Il riferimento è ovviamente alla sentenza del Consiglio di Stato con cui la proroga delle concessioni ai gestori di stabilimenti balneari è stata circoscritta al 31 dicembre 2023, dieci anni di meno rispetto a quanto in precedenza stabilito dalla legge di bilancio per il 2019 (la 145/2018). A fronte della doccia fredda arrivata dalla giustizia amministrativa (in assenza di una norma di regolazione definitiva della questione) i gestori affermano di essere pronti a tirare il freno su tutti gli investimenti previsti per il prossimo futuro. Resta il fatto che una normativa che regoli in maniera congrua, sia per lo Stato sia per i gestori, i canoni concessori è necessaria.

«Ho fatto partire la convocazione del tavolo interregionale del Demanio - afferma Marco Scajola, che ne è il coordinatore oltre a ricoprire la carica di assessore all’urbanistica e al demanio della Regione Liguria - e lunedì prossimo si aprirà un confronto tra tutte le Regioni. Ho il massimo rispetto per il Consiglio di Stato ma mi dispiace che in questo Paese le scelte vengano fatte in tribunale invece che in Parlamento e in Consiglio dei ministri». In Liguria, spiega Scajola, «ci sono 3.950 concessioni demaniali, che portano direttamente allo Stato 12,18 milioni di euro; di queste 1.275 sono per stabilimenti balneari, da cui vengono versati allo Stato 7,2 milioni (dei 12,18, ndr). Poi c’è un canone regionale che quest’anno ha portato nelle casse dell’ente complessivamente 1,8 milioni; di questi, 1,08 milioni provengono dai balneari. La somma, peraltro, è stata trasformata in una tassa di scopo che viene interamente girata ai Comuni per il ripascimento delle spiagge».

Gli imprenditori, come è logico, sono in fibrillazione. Roberto Recagno ha preso in gestione i bagni Ondina di Albisola Superiore nel 2021, con circa 120 ombrelloni (pre Covid e 90 con la pandemia); non rivela la somma che ha pagato, ma uno stabilimento di quel tipo, nella zona, non vale meno di 500-600mila euro. «Ho deciso di acquistare i bagni perché una legge mi garantiva la concessione fino al 2033. Ora non so più cosa fare.

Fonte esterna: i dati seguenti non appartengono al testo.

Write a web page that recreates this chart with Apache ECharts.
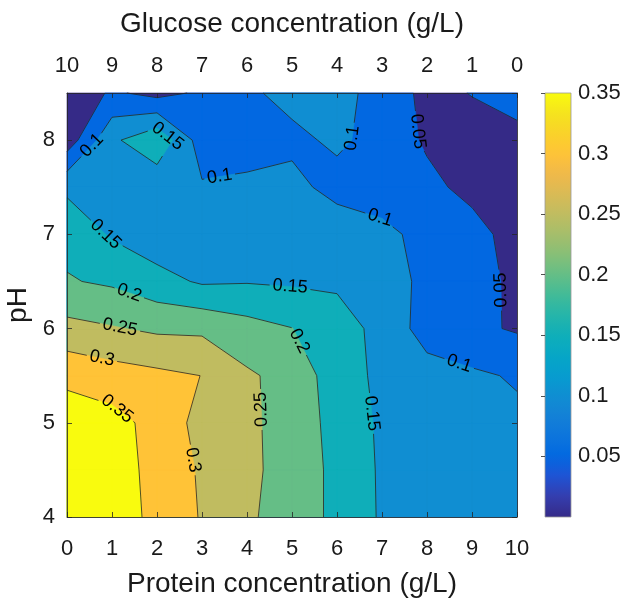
<!DOCTYPE html>
<html><head><meta charset="utf-8">
<script src="https://cdn.jsdelivr.net/npm/echarts@6/dist/echarts.min.js"></script>
<style>html,body{margin:0;padding:0;background:#fff}#c{width:625px;height:600px}</style>
</head><body><div id="c"></div>
<script>
// ---------- data ----------
const proteinGrid = [0, 1, 2, 3, 4, 5, 6, 7, 8, 9, 10];          // g/L (bottom axis)
const pHGrid = [4, 4.5, 5, 5.5, 6, 6.5, 7, 7.5, 8, 8.5];           // pH (left axis)
// response value at each pH row, across protein 0..10 g/L
const zPH4_0 = [0.382, 0.360, 0.345, 0.2955, 0.262, 0.214, 0.194, 0.1434, 0.130, 0.125, 0.120];
const zPH4_5 = [0.380, 0.365, 0.340, 0.2924, 0.260, 0.2322, 0.1862, 0.1436, 0.130, 0.125, 0.118];
const zPH5_0 = [0.377, 0.3673, 0.3334, 0.2828, 0.258, 0.2338, 0.1801, 0.1425, 0.128, 0.120, 0.110];
const zPH5_5 = [0.338, 0.3218, 0.3111, 0.2995, 0.257, 0.2329, 0.1731, 0.1391, 0.125, 0.108, 0.095];
const zPH6_0 = [0.265, 0.2537, 0.2417, 0.2406, 0.2186, 0.201, 0.160, 0.1433, 0.0735, 0.060, 0.045];
const zPH6_5 = [0.2036, 0.1927, 0.1672, 0.1439, 0.1471, 0.1436, 0.1465, 0.130, 0.0845, 0.070, 0.0388];
const zPH7_0 = [0.1855, 0.1442, 0.1194, 0.125, 0.125, 0.125, 0.125, 0.115, 0.0817, 0.0722, 0.025];
const zPH7_5 = [0.140, 0.140, 0.113, 0.105, 0.110, 0.112, 0.086, 0.0709, 0.065, 0.0331, 0.020];
const zPH8_0 = [0.021, 0.140, 0.190, 0.075, 0.0788, 0.0906, 0.1072, 0.0854, 0.042, 0.030, 0.0355];
const zPH8_5 = [0.010, 0.0576, 0.0346, 0.0576, 0.0933, 0.112, 0.115, 0.0831, 0.0358, 0.0518, 0.070];
const contourLevels = [0.05, 0.1, 0.15, 0.2, 0.25, 0.3, 0.35];
const colorbarRange = [0, 0.35];
const proteinTicks = [0, 1, 2, 3, 4, 5, 6, 7, 8, 9, 10];
const glucoseTicks = [10, 9, 8, 7, 6, 5, 4, 3, 2, 1, 0];
const pHTicks = [4, 5, 6, 7, 8];
// contour label anchors: level, protein, pH
const labelLevels = [0.1, 0.15, 0.1, 0.1, 0.05, 0.1, 0.15, 0.15, 0.2, 0.25, 0.3, 0.35, 0.3, 0.25, 0.2, 0.15, 0.1, 0.05];
const labelProtein = [0.56, 2.25, 3.4, 6.2, 7.76, 7.02, 0.8, 4.96, 1.4, 1.18, 0.78, 1.07, 2.73, 4.26, 5.22, 6.78, 8.78, 9.78];
const labelPH = [7.94, 8.05, 7.59, 8.03, 8.09, 7.27, 6.97, 6.46, 6.4, 6.02, 5.69, 5.12, 4.6, 5.14, 5.88, 5.1, 5.72, 6.41];

const zRows = [zPH4_0, zPH4_5, zPH5_0, zPH5_5, zPH6_0, zPH6_5, zPH7_0, zPH7_5, zPH8_0, zPH8_5];

// style: labels (by index) that read bottom-to-top when vertical
const readUpLabels = [13, 17];

// parula colormap (MATLAB), subsampled
const parula = [
 [0.2081,0.1663,0.5292],[0.2081,0.2386,0.6771],[0.1253,0.3242,0.8303],[0.0060,0.4086,0.8828],
 [0.0498,0.4586,0.8641],[0.0779,0.5040,0.8384],[0.0641,0.5570,0.8240],[0.0265,0.6137,0.8135],
 [0.0228,0.6535,0.7768],[0.0590,0.6838,0.7254],[0.1453,0.7098,0.6646],[0.2586,0.7317,0.5954],
 [0.3953,0.7459,0.5244],[0.5300,0.7491,0.4661],[0.6473,0.7456,0.4188],[0.7525,0.7384,0.3768],
 [0.8507,0.7299,0.3360],[0.9450,0.7261,0.2886],[0.9990,0.7653,0.2164],[0.9789,0.8271,0.1633],
 [0.9589,0.8949,0.1132],[0.9763,0.9831,0.0538]
];
function parulaAt(t){
  t = Math.max(0, Math.min(1, t));
  const f = t * (parula.length - 1), i = Math.min(parula.length - 2, Math.floor(f)), u = f - i;
  const c = parula[i].map((v, k) => Math.round(255 * (v + u * (parula[i + 1][k] - v))));
  return 'rgb(' + c.join(',') + ')';
}
const span = colorbarRange[1] - colorbarRange[0];
const bandColors = [parulaAt(0)].concat(contourLevels.map(l => parulaAt((l - colorbarRange[0]) / span)));

const FONT = '"Liberation Sans", Arial, Helvetica, sans-serif';
const INK = '#1a1a1a';

function cross(a, b, lv){
  const t = (lv - a.z) / (b.z - a.z);
  return {x: a.x + t * (b.x - a.x), y: a.y + t * (b.y - a.y), z: lv};
}
function clipAbove(c, lv){
  const ab = c.map(p => p.z >= lv);
  const n = ab.filter(Boolean).length;
  if (n === 0) return [];
  if (n === 4) return [c];
  const center = (c[0].z + c[1].z + c[2].z + c[3].z) / 4;
  if (n === 2 && ab[0] === ab[2] && center < lv){
    const res = [];
    for (let k = 0; k < 4; k++) if (ab[k]){
      const prev = c[(k + 3) % 4], cur = c[k], next = c[(k + 1) % 4];
      res.push([cross(prev, cur, lv), cur, cross(cur, next, lv)]);
    }
    return res;
  }
  const out = [];
  for (let k = 0; k < 4; k++){
    const a = c[k], b = c[(k + 1) % 4];
    if (ab[k]) out.push(a);
    if (ab[k] !== ab[(k + 1) % 4]) out.push(cross(a, b, lv));
  }
  return [out];
}
function cellSegs(c, lv){
  const ab = c.map(p => p.z >= lv);
  const xs = [];
  for (let k = 0; k < 4; k++){
    const a = c[k], b = c[(k + 1) % 4];
    xs.push(ab[k] !== ab[(k + 1) % 4] ? cross(a, b, lv) : null);
  }
  const found = xs.filter(Boolean);
  if (found.length === 2) return [[found[0], found[1]]];
  if (found.length === 4){
    const center = (c[0].z + c[1].z + c[2].z + c[3].z) / 4;
    const cAbove = center >= lv;
    const segs = [];
    for (let k = 0; k < 4; k++){
      if ((cAbove && !ab[k]) || (!cAbove && ab[k])) segs.push([xs[(k + 3) % 4], xs[k]]);
    }
    return segs;
  }
  return [];
}

const measureCtx = document.createElement('canvas').getContext('2d');
const LABEL_SIZE = 18;
function textWidth(s){ measureCtx.font = LABEL_SIZE + 'px ' + FONT; return measureCtx.measureText(s).width; }
function fmt(v){ return String(parseFloat(v.toFixed(2))); }

function renderContour(params, api){
  const P = (x, y) => api.coord([x, y]);
  const nx = proteinGrid.length, ny = pHGrid.length;
  const fills = bandColors.map(() => '');
  const segsPx = contourLevels.map(() => []);
  const toPath = poly => {
    let s = '';
    poly.forEach((p, k) => { const q = P(p.x, p.y); s += (k ? 'L' : 'M') + q[0].toFixed(2) + ' ' + q[1].toFixed(2); });
    return s + 'Z';
  };
  fills[0] = toPath([{x: proteinGrid[0], y: pHGrid[0]}, {x: proteinGrid[nx - 1], y: pHGrid[0]},
                     {x: proteinGrid[nx - 1], y: pHGrid[ny - 1]}, {x: proteinGrid[0], y: pHGrid[ny - 1]}]);
  for (let j = 0; j < ny - 1; j++){
    for (let i = 0; i < nx - 1; i++){
      const c = [
        {x: proteinGrid[i], y: pHGrid[j], z: zRows[j][i]},
        {x: proteinGrid[i + 1], y: pHGrid[j], z: zRows[j][i + 1]},
        {x: proteinGrid[i + 1], y: pHGrid[j + 1], z: zRows[j + 1][i + 1]},
        {x: proteinGrid[i], y: pHGrid[j + 1], z: zRows[j + 1][i]}
      ];
      contourLevels.forEach((lv, k) => {
        clipAbove(c, lv).forEach(poly => { fills[k + 1] += toPath(poly); });
        cellSegs(c, lv).forEach(s => segsPx[k].push([P(s[0].x, s[0].y), P(s[1].x, s[1].y)]));
      });
    }
  }
  const children = [];
  fills.forEach((d, k) => {
    if (!d) return;
    children.push({type: 'path', shape: {pathData: d}, style: {fill: bandColors[k], stroke: bandColors[k], lineWidth: 0.6}});
  });
  const circles = contourLevels.map(() => []);
  const labels = [];
  labelLevels.forEach((lv, n) => {
    const k = contourLevels.findIndex(l => Math.abs(l - lv) < 1e-9);
    const h = P(labelProtein[n], labelPH[n]);
    let best = null;
    segsPx[k].forEach(s => {
      const a = s[0], b = s[1], dx = b[0] - a[0], dy = b[1] - a[1], L2 = dx * dx + dy * dy;
      if (L2 < 1e-6) return;
      let t = ((h[0] - a[0]) * dx + (h[1] - a[1]) * dy) / L2; t = Math.max(0, Math.min(1, t));
      const px = a[0] + t * dx, py = a[1] + t * dy, d = Math.hypot(px - h[0], py - h[1]);
      if (!best || d < best.d) best = {d, x: px, y: py, dx, dy};
    });
    if (!best) return;
    let ang = Math.atan2(-best.dy, best.dx);
    if (ang > Math.PI / 2) ang -= Math.PI;
    if (ang <= -Math.PI / 2) ang += Math.PI;
    if (readUpLabels.indexOf(n) >= 0 && ang < 0) ang += Math.PI;
    const txt = fmt(lv), w = textWidth(txt);
    circles[k].push({x: best.x, y: best.y, r: w / 2 + 3});
    labels.push({type: 'text', x: best.x, y: best.y, rotation: ang,
      style: {text: txt, fill: '#000', fontSize: LABEL_SIZE, fontFamily: FONT, align: 'center', verticalAlign: 'middle'}});
  });
  segsPx.forEach((segs, k) => {
    let d = '';
    segs.forEach(s => {
      const a = s[0], b = s[1], dx = b[0] - a[0], dy = b[1] - a[1], L2 = dx * dx + dy * dy;
      let iv = [[0, 1]];
      circles[k].forEach(c => {
        if (L2 === 0) return;
        const fx = a[0] - c.x, fy = a[1] - c.y;
        const B = 2 * (fx * dx + fy * dy), C = fx * fx + fy * fy - c.r * c.r, disc = B * B - 4 * L2 * C;
        if (disc <= 0) return;
        const sq = Math.sqrt(disc), t1 = (-B - sq) / (2 * L2), t2 = (-B + sq) / (2 * L2);
        const nx2 = [];
        iv.forEach(([u, v]) => {
          if (t2 <= u || t1 >= v) { nx2.push([u, v]); return; }
          if (t1 > u) nx2.push([u, t1]);
          if (t2 < v) nx2.push([t2, v]);
        });
        iv = nx2;
      });
      iv.forEach(([u, v]) => {
        d += 'M' + (a[0] + u * dx).toFixed(2) + ' ' + (a[1] + u * dy).toFixed(2) +
             'L' + (a[0] + v * dx).toFixed(2) + ' ' + (a[1] + v * dy).toFixed(2);
      });
    });
    if (d) children.push({type: 'path', shape: {pathData: d}, style: {fill: null, stroke: '#262626', lineWidth: 0.8}});
  });
  return {type: 'group', children: children.concat(labels)};
}

function renderColorbar(params, api){
  const p0 = api.coord([0, colorbarRange[0]]), p1 = api.coord([1, colorbarRange[1]]);
  const stops = [];
  for (let i = 0; i <= 40; i++) stops.push({offset: i / 40, color: parulaAt(i / 40)});
  return {type: 'rect', shape: {x: p0[0], y: p1[1], width: p1[0] - p0[0], height: p0[1] - p1[1]},
    style: {fill: new echarts.graphic.LinearGradient(0, 1, 0, 0, stops), stroke: '#9a9a9a', lineWidth: 0.8}};
}

const axisCommon = {
  axisLine: {show: true, lineStyle: {color: '#262626', width: 0.8}},
  axisTick: {show: true, inside: true, length: 5, lineStyle: {color: '#262626', width: 0.8}},
  splitLine: {show: false},
  axisLabel: {color: INK, fontSize: 22, fontFamily: FONT, margin: 19},
  nameTextStyle: {color: INK, fontSize: 28, fontFamily: FONT},
  z: 5
};

const chart = echarts.init(document.getElementById('c'), null, {renderer: 'canvas'});
chart.setOption({
  animation: false,
  backgroundColor: '#fff',
  grid: [
    {left: 67, right: 108, top: 93, bottom: 83, containLabel: false, outerBoundsMode: 'none'},
    {left: 545, width: 26, top: 93, bottom: 83, containLabel: false, outerBoundsMode: 'none'}
  ],
  xAxis: [
    Object.assign({}, axisCommon, {type: 'value', gridIndex: 0, position: 'bottom', min: proteinTicks[0], max: proteinTicks[proteinTicks.length - 1], interval: 1,
      name: 'Protein concentration (g/L)', nameLocation: 'middle', nameGap: 53,
      axisLabel: Object.assign({}, axisCommon.axisLabel, {margin: 21})}),
    Object.assign({}, axisCommon, {type: 'value', gridIndex: 0, position: 'top', inverse: true,
      min: glucoseTicks[glucoseTicks.length - 1], max: glucoseTicks[0], interval: 1,
      name: 'Glucose concentration (g/L)', nameLocation: 'middle', nameGap: 55,
      axisLabel: Object.assign({}, axisCommon.axisLabel, {margin: 16})}),
    {type: 'value', gridIndex: 1, min: 0, max: 1, show: false}
  ],
  yAxis: [
    Object.assign({}, axisCommon, {type: 'value', gridIndex: 0, position: 'left', min: pHTicks[0], max: pHGrid[pHGrid.length - 1], interval: 1,
      name: 'pH', nameLocation: 'middle', nameGap: 28, nameRotate: 90,
      axisLabel: Object.assign({}, axisCommon.axisLabel, {margin: 12, showMaxLabel: false, formatter: v => (pHTicks.indexOf(v) >= 0 ? String(v) : '')})}),
    Object.assign({}, axisCommon, {type: 'value', gridIndex: 0, position: 'right', min: pHTicks[0], max: pHGrid[pHGrid.length - 1], interval: 1,
      axisLabel: {show: false}}),
    {type: 'value', gridIndex: 1, position: 'right', min: colorbarRange[0], max: colorbarRange[1], interval: 0.05,
      axisLine: {show: false}, splitLine: {show: false},
      axisTick: {show: true, inside: true, length: 4, lineStyle: {color: '#262626', width: 0.8}},
      axisLabel: {color: INK, fontSize: 22, fontFamily: FONT, margin: 7, showMinLabel: false,
        formatter: v => (v > 1e-9 ? fmt(v) : '')}, z: 5}
  ],
  series: [
    {type: 'custom', xAxisIndex: 0, yAxisIndex: 0, silent: true, z: 1, data: [[proteinGrid[0], pHGrid[0]]], renderItem: renderContour},
    {type: 'custom', xAxisIndex: 2, yAxisIndex: 2, silent: true, z: 1, data: [[0, colorbarRange[0]]], renderItem: renderColorbar}
  ]
});
</script>
</body></html>
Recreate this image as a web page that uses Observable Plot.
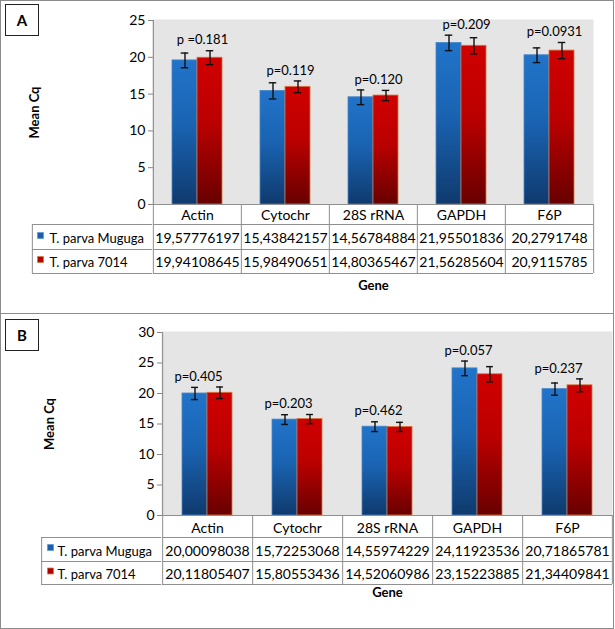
<!DOCTYPE html>
<html>
<head>
<meta charset="utf-8">
<script src="https://cdn.jsdelivr.net/npm/d3@7"></script>
<script src="https://cdn.jsdelivr.net/npm/@observablehq/plot@0.6"></script>
<style>
  body { margin: 0; background: #fff; }
  #root { position: relative; width: 615px; height: 629px; background: #fff; font-family: Lato, "DejaVu Sans", sans-serif; }
  .panel { position: absolute; left: 0; }
  .border { position: absolute; box-sizing: border-box; border: 1.5px solid #8c8c8c; pointer-events: none; }
  .tag { position: absolute; box-sizing: border-box; border: 1.5px solid #222; width: 34px; height: 32px;
         font: bold 15px Lato, sans-serif; display: flex; align-items: center; justify-content: center; color: #000; background: #fff; }
</style>
</head>
<body>
<div id="root"></div>
<script>
// ---------------- data ----------------
const genes = ["Actin", "Cytochr", "28S rRNA", "GAPDH", "F6P"];
const series = ["T. parva Muguga", "T. parva 7014"];

// Panel A
const meanA_Muguga = [19.57776197, 15.43842157, 14.56784884, 21.95501836, 20.2791748];
const meanA_7014   = [19.94108645, 15.98490651, 14.80365467, 21.56285604, 20.9115785];
const errA_Muguga  = [1.0, 1.1, 1.0, 1.05, 1.0];
const errA_7014    = [0.95, 0.8, 0.7, 1.1, 1.1];
const pA = ["p =0.181", "p=0.119", "p=0.120", "p=0.209", "p=0.0931"];
const yTicksA = [0, 5, 10, 15, 20, 25];

// Panel B
const meanB_Muguga = [20.00098038, 15.72253068, 14.55974229, 24.11923536, 20.71865781];
const meanB_7014   = [20.11805407, 15.80553436, 14.52060986, 23.15223885, 21.34409841];
const errB_Muguga  = [1.0, 0.8, 0.8, 1.2, 1.0];
const errB_7014    = [0.95, 0.75, 0.75, 1.25, 1.05];
const pB = ["p=0.405", "p=0.203", "p=0.462", "p=0.057", "p=0.237"];
const yTicksB = [0, 5, 10, 15, 20, 25, 30];

// ---------------- drawing ----------------
const GRAY = "#868686";
const TABLE = "#8f8f8f";
const fmt = v => String(v).replace(".", ",");

function makePanel(cfg) {
  const {id, means, errs, pLabels, yTicks, W, H, ml, mr, mt, mb, rows, legendLeft,
         swatchX, textX, textDy, swatchDy, geneDy, meanCqX, pDx} = cfg;
  const yMax = yTicks[yTicks.length - 1];
  const data = genes.flatMap((g, i) => series.map((s, j) => ({gene: g, series: s, value: means[j][i], err: errs[j][i]})));
  const pData = genes.map((g, i) => ({gene: g, p: pLabels[i],
    top: Math.max(...data.filter(d => d.gene === g).map(d => d.value + d.err))}));

  const colW = (W - ml - mr) / genes.length;
  const po = 0.74;
  const step = colW / (series.length + 2 * po);
  const edge = (po + 0.5) * step;          // from band centre of first series to facet edge
  const capInset = (step - 8) / 2;
  const last = rows[rows.length - 1];

  const defs = () => {
    const d = document.createElementNS("http://www.w3.org/2000/svg", "defs");
    d.innerHTML = `
      <linearGradient id="blue${id}" x1="0" y1="0" x2="0" y2="1">
        <stop offset="0" stop-color="#2174ca"/><stop offset="0.45" stop-color="#1a63b2"/><stop offset="1" stop-color="#0f3a6d"/>
      </linearGradient>
      <linearGradient id="red${id}" x1="0" y1="0" x2="0" y2="1">
        <stop offset="0" stop-color="#d00000"/><stop offset="0.45" stop-color="#bb0000"/><stop offset="1" stop-color="#680000"/>
      </linearGradient>`;
    return d;
  };

  const first = () => genes[0];
  const T = {fill: "#000", lineAnchor: "middle"};
  const marks = [
    defs,
    // plot-area background
    Plot.rect(genes, {fx: d => d, y1: 0, y2: yMax, fill: "#e5e5e5", stroke: "#e5e5e5"}),
    // y axis line
    Plot.ruleX([genes[0]], {fx: d => d, x: () => series[0], dx: -edge, y1: 0, y2: yMax, stroke: GRAY}),
    Plot.axisY({ticks: yTicks, tickSize: 5, tickPadding: 3, stroke: GRAY, fill: "#000", fontSize: 14, label: null, tickFormat: d => d}),
    // bars
    Plot.barY(data.filter(d => d.series === series[0]), {fx: "gene", x: "series", y: "value", fill: `url(#blue${id})`, stroke: "#4a86c8", strokeWidth: 0.8}),
    Plot.barY(data.filter(d => d.series === series[1]), {fx: "gene", x: "series", y: "value", fill: `url(#red${id})`, stroke: "#d8763c", strokeWidth: 0.8}),
    // error bars
    Plot.ruleX(data, {fx: "gene", x: "series", y1: d => d.value - d.err, y2: d => d.value + d.err, stroke: "#111", strokeWidth: 1.4}),
    Plot.tickY(data, {fx: "gene", x: "series", y: d => d.value + d.err, insetLeft: capInset, insetRight: capInset, stroke: "#111", strokeWidth: 1.4}),
    Plot.tickY(data, {fx: "gene", x: "series", y: d => d.value - d.err, insetLeft: capInset, insetRight: capInset, stroke: "#111", strokeWidth: 1.4}),
    // p-values
    Plot.text(pData, {fx: "gene", y: "top", text: "p", dy: -10.5, dx: pDx, fontSize: 13, ...T}),
    // ---- data table ----
    Plot.ruleY([0], {stroke: TABLE}),
    ...rows.map(r => Plot.ruleY([0], {dy: r, stroke: TABLE})),
    Plot.ruleX(genes, {fx: d => d, x: () => series[0], dx: -edge, y1: 0, y2: 0, insetBottom: -last, stroke: TABLE}),
    Plot.ruleX([genes[genes.length - 1]], {fx: d => d, x: () => series[series.length - 1], dx: edge, y1: 0, y2: 0, insetBottom: -last, stroke: TABLE}),
    // legend column of the table
    ...rows.map(r => Plot.ruleY([genes[0]], {fx: d => d, y: () => 0, dy: r, insetLeft: -(ml - legendLeft), insetRight: colW, stroke: TABLE})),
    Plot.ruleX([genes[0]], {fx: d => d, x: () => series[0], dx: -edge - (ml - legendLeft), y1: 0, y2: 0, insetTop: rows[0], insetBottom: -last, stroke: TABLE}),
    // header row (gene names)
    Plot.text(genes, {fx: d => d, text: d => d, frameAnchor: "bottom", dy: textDy[0], fontSize: 14, ...T}),
    // value rows
    ...series.map((s, j) => Plot.text(data.filter(d => d.series === s), {fx: "gene", text: d => fmt(d.value), frameAnchor: "bottom", dy: textDy[j + 1], fontSize: 14, ...T})),
    // legend labels + swatches
    ...series.map((s, j) => Plot.text([s], {fx: first, text: d => d, frameAnchor: "bottom-left", textAnchor: "start", dx: textX - ml, dy: textDy[j + 1], fontSize: 13, ...T})),
    Plot.dot([series[0]], {fx: first, frameAnchor: "bottom-left", dx: swatchX - ml, dy: swatchDy[0], symbol: "square", r: 3.4, fill: "#1c5eaa", stroke: "#5a9ae0", strokeWidth: 0.8}),
    Plot.dot([series[1]], {fx: first, frameAnchor: "bottom-left", dx: swatchX - ml, dy: swatchDy[1], symbol: "square", r: 3.4, fill: "#b00000", stroke: "#e07a3a", strokeWidth: 0.8}),
    // axis titles
    Plot.text(["Mean Cq"], {fx: first, text: d => d, frameAnchor: "left", textAnchor: "middle", dx: meanCqX - ml, rotate: -90, fontSize: 13, fontWeight: "bold", ...T}),
    Plot.text(["Gene"], {fx: () => genes[2], text: d => d, frameAnchor: "bottom", dy: geneDy, fontSize: 13, fontWeight: "bold", ...T})
  ];

  return Plot.plot({
    width: W, height: H,
    marginLeft: ml, marginRight: mr, marginTop: mt, marginBottom: mb,
    style: {fontFamily: "Lato, 'DejaVu Sans', sans-serif", fontSize: "13px", background: "transparent", color: "#000"},
    fx: {domain: genes, padding: 0, axis: null, label: null},
    x: {domain: series, paddingInner: 0, paddingOuter: po, axis: null, label: null},
    y: {domain: [0, yMax], nice: false, label: null},
    marks
  });
}

const root = document.getElementById("root");

function place(svg, top) {
  svg.classList.add("panel");
  svg.style.top = top + "px";
  root.appendChild(svg);
}

const svgA = makePanel({
  id: "A", means: [meanA_Muguga, meanA_7014], errs: [errA_Muguga, errA_7014], pLabels: pA, yTicks: yTicksA,
  W: 615, H: 313, ml: 151, mr: 20, mt: 20, mb: 109,
  rows: [20, 45, 69], legendLeft: 30, swatchX: 38, textX: 47,
  textDy: [11.5, 34, 58.5], swatchDy: [31, 55], geneDy: 81, meanCqX: 32, pDx: 5
});
place(svgA, 0);

const svgB = makePanel({
  id: "B", means: [meanB_Muguga, meanB_7014], errs: [errB_Muguga, errB_7014], pLabels: pB, yTicks: yTicksB,
  W: 615, H: 316, ml: 160, mr: 1, mt: 19, mb: 114,
  rows: [22, 46, 69], legendLeft: 39, swatchX: 48, textX: 55,
  textDy: [13, 36, 59], swatchDy: [32, 55.5], geneDy: 77, meanCqX: 47, pDx: -9
});
place(svgB, 313);

// panel frames and tags
function box(cls, css, text) {
  const d = document.createElement("div");
  d.className = cls;
  Object.assign(d.style, css);
  if (text) d.textContent = text;
  root.appendChild(d);
}
box("border", {left: "0px", top: "0px", width: "614px", height: "314px"});
box("border", {left: "0px", top: "312.5px", width: "614px", height: "316px"});
box("tag", {left: "5px", top: "4px"}, "A");
box("tag", {left: "5px", top: "319px"}, "B");
</script>
</body>
</html>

Era preferibile un aumento del canone (pagava 3.800 euro l’anno, ndr) piuttosto che tagliarci le gambe».

Preoccupato anche Simone Pastorino, titolare da 11 anni dei bagni Pescetto (140 ombrelloni pre Covid, un prezzo d’ingresso pagato, a suo tempo, di oltre un milione e 7mila euro di canone l’anno), vicini a quelli di Recagno. « Speriamo che cambi qualcosa rispetto alla sentenza - dice - perché siamo una famiglia e abbiamo sei dipendenti».

Nelle Marche, a Campofilone, il Comune ha ricostruito quasi due chilometri di lungomare investendo 500mila euro. Lì insistono sette concessioni; una è stata appena assegnata e gli oneri pagati. Per altre due, afferma il sindaco, Gabriele Cannella, «abbiamo preferito bloccare la gara vista l’attuale grande incertezza: avevamo una cinquantina di richieste».

Scendendo più a Sud, Raffaele Piemontese, vicepresidente della Regione Puglia, dice che «sarà necessario un intervento del legislatore nazionale su come si deve arrivare all’evidenza pubblica entro dicembre 2023. C’è da rispettare il tema della concorrenza ma bisogna pure evitare che le coste italiane finiscano in mano a grandi holding internazionali, sacrificando il lavoro di anni di tante imprese». In Puglia sono 2.500 le concessioni ma, spiega, la Regione «incassa una quota assai modesta, parliamo di 200mila euro: il canone va tutto allo Stato».